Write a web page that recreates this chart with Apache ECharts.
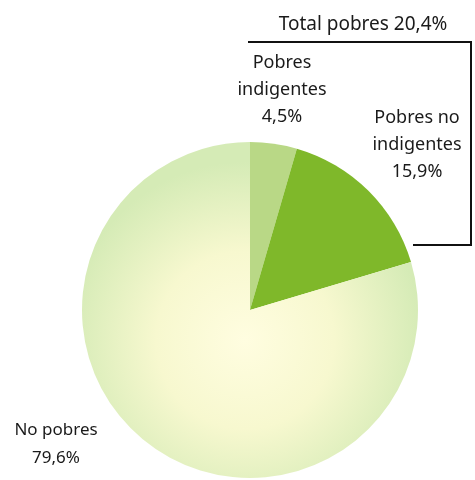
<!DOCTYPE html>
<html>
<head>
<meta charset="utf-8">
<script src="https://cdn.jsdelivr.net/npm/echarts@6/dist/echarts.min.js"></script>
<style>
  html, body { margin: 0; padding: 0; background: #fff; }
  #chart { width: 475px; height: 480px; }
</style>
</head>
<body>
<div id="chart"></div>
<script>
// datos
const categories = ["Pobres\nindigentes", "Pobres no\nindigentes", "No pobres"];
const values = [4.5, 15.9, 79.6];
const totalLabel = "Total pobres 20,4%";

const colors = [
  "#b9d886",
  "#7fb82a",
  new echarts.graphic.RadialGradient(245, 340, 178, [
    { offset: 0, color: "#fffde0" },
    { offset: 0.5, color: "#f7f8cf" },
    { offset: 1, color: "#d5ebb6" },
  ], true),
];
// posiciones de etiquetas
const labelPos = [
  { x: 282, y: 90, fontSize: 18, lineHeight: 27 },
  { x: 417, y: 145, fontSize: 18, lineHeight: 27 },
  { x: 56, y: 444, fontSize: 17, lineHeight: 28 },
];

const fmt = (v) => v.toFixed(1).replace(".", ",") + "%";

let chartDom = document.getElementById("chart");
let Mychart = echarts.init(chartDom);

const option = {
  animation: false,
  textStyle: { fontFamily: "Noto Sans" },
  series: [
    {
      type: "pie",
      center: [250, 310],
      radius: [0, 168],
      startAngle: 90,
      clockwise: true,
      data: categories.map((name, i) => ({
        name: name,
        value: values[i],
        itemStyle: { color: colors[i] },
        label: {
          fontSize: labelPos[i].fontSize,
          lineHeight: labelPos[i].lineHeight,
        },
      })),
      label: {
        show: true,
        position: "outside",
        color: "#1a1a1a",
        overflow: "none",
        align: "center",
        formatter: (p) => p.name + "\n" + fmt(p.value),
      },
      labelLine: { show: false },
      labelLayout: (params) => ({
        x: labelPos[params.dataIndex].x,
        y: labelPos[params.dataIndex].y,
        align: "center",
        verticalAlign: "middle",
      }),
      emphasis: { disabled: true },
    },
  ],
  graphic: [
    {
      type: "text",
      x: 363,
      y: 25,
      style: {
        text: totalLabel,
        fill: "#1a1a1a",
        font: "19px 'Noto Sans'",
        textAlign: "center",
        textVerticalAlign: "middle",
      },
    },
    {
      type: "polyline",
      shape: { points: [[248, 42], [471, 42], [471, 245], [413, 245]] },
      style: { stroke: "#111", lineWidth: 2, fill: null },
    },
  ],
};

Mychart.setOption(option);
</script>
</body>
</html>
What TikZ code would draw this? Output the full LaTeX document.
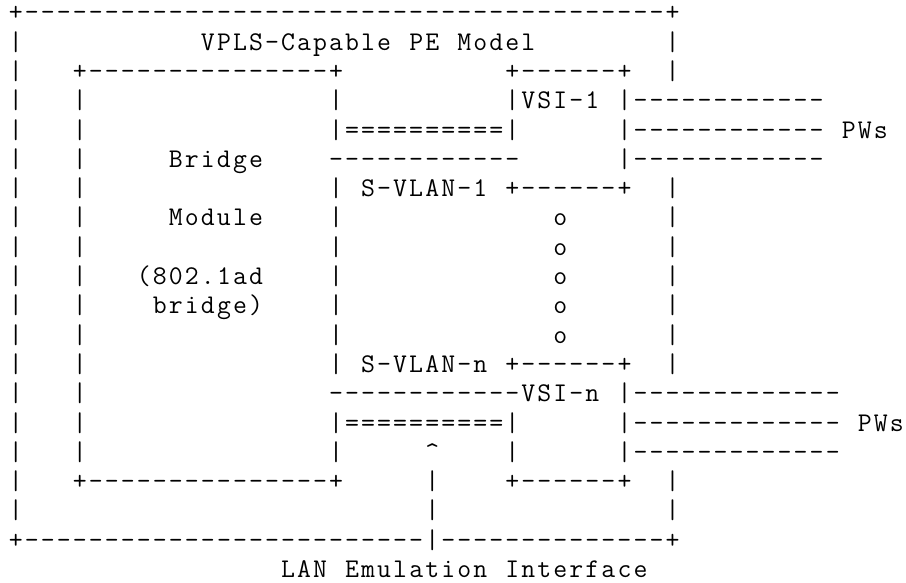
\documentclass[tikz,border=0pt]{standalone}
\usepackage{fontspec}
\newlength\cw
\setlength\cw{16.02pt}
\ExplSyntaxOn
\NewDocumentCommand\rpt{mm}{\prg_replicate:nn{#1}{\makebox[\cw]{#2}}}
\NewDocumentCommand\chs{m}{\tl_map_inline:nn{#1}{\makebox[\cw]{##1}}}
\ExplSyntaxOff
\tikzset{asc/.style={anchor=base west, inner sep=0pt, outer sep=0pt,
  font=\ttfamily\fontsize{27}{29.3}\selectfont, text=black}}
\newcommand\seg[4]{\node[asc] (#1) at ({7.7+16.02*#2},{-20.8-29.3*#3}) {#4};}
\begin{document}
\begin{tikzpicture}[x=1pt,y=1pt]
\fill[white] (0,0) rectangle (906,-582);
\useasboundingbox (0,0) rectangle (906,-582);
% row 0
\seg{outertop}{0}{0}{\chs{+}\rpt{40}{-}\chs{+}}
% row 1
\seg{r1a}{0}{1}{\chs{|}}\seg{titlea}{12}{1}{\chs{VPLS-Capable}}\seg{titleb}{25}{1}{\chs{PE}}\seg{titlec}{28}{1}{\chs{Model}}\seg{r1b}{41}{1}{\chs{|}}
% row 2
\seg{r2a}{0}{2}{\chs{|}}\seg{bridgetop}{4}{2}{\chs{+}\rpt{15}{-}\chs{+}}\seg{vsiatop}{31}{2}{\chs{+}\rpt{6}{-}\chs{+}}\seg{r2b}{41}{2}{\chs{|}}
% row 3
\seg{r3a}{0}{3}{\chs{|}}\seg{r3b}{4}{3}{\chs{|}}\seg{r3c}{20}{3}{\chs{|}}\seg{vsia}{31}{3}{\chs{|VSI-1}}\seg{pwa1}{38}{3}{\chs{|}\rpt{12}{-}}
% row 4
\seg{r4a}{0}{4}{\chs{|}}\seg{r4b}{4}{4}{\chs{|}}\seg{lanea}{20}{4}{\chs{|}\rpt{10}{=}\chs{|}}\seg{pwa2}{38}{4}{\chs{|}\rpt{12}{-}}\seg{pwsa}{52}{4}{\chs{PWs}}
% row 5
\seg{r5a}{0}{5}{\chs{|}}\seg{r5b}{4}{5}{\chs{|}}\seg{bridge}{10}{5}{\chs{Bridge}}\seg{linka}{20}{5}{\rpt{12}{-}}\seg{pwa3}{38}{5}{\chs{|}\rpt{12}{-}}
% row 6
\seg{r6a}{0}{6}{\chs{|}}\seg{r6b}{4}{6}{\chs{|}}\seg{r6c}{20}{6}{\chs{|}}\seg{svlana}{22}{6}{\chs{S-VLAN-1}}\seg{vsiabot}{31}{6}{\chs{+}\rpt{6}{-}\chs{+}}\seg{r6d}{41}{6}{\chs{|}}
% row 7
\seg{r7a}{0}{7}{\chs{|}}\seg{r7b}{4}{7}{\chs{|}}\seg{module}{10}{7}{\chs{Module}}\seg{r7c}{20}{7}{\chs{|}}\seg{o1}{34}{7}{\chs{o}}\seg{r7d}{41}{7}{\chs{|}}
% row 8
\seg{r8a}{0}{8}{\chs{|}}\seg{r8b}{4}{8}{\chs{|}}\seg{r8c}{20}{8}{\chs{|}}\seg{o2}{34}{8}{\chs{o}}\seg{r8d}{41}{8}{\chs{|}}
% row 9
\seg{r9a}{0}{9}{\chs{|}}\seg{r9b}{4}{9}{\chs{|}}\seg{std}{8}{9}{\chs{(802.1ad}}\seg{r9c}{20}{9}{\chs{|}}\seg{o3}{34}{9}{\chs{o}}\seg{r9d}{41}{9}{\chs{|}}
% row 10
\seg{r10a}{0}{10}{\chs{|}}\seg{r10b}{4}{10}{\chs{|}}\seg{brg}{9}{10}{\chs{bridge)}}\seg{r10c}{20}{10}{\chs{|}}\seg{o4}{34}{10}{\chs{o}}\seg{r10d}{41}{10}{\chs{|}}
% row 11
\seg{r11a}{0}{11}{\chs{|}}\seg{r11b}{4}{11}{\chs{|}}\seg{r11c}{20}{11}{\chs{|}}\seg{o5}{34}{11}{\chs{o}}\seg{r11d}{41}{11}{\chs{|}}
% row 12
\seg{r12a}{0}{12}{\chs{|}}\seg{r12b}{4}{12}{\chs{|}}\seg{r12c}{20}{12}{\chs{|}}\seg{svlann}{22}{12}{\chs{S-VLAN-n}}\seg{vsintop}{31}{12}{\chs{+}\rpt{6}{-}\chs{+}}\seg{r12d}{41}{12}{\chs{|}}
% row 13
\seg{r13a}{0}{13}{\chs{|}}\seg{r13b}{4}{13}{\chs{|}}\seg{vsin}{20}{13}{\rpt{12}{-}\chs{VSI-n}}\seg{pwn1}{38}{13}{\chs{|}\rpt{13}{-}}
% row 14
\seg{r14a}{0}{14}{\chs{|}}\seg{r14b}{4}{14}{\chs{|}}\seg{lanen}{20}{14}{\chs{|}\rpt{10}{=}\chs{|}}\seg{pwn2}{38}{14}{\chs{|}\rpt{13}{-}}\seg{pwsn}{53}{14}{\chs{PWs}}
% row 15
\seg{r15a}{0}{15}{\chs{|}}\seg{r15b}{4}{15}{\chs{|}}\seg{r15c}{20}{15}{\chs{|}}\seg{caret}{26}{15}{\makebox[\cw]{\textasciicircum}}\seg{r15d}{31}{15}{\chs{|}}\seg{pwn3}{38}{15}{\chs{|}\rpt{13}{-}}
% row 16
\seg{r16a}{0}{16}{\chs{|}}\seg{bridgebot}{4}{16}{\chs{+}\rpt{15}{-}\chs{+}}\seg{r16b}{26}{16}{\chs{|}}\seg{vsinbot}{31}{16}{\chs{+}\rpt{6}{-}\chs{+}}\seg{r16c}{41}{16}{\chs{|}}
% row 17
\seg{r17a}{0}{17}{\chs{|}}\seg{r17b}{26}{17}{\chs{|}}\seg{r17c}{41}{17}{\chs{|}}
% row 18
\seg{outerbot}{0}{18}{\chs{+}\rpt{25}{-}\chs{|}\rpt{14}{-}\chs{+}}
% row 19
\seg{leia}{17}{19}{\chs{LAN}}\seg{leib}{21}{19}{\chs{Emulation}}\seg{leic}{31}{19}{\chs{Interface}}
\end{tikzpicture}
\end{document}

→ **What you will do**: Exactly as written, repeat the lines from the beginning of the entries up to and including the line with "let Mychart = echarts.init(chartDom);", but not the pictures.

→ **Full output**:
Write a web page that recreates this chart with Apache ECharts.
<!DOCTYPE html>
<html>
<head>
<meta charset="utf-8">
<script src="https://cdn.jsdelivr.net/npm/echarts@6/dist/echarts.min.js"></script>
<style>
  html, body { margin: 0; padding: 0; background: #fff; }
  #chart { width: 475px; height: 480px; }
</style>
</head>
<body>
<div id="chart"></div>
<script>
// datos
const categories = ["Pobres\nindigentes", "Pobres no\nindigentes", "No pobres"];
const values = [4.5, 15.9, 79.6];
const totalLabel = "Total pobres 20,4%";

const colors = [
  "#b9d886",
  "#7fb82a",
  new echarts.graphic.RadialGradient(245, 340, 178, [
    { offset: 0, color: "#fffde0" },
    { offset: 0.5, color: "#f7f8cf" },
    { offset: 1, color: "#d5ebb6" },
  ], true),
];
// posiciones de etiquetas
const labelPos = [
  { x: 282, y: 90, fontSize: 18, lineHeight: 27 },
  { x: 417, y: 145, fontSize: 18, lineHeight: 27 },
  { x: 56, y: 444, fontSize: 17, lineHeight: 28 },
];

const fmt = (v) => v.toFixed(1).replace(".", ",") + "%";

let chartDom = document.getElementById("chart");
let Mychart = echarts.init(chartDom);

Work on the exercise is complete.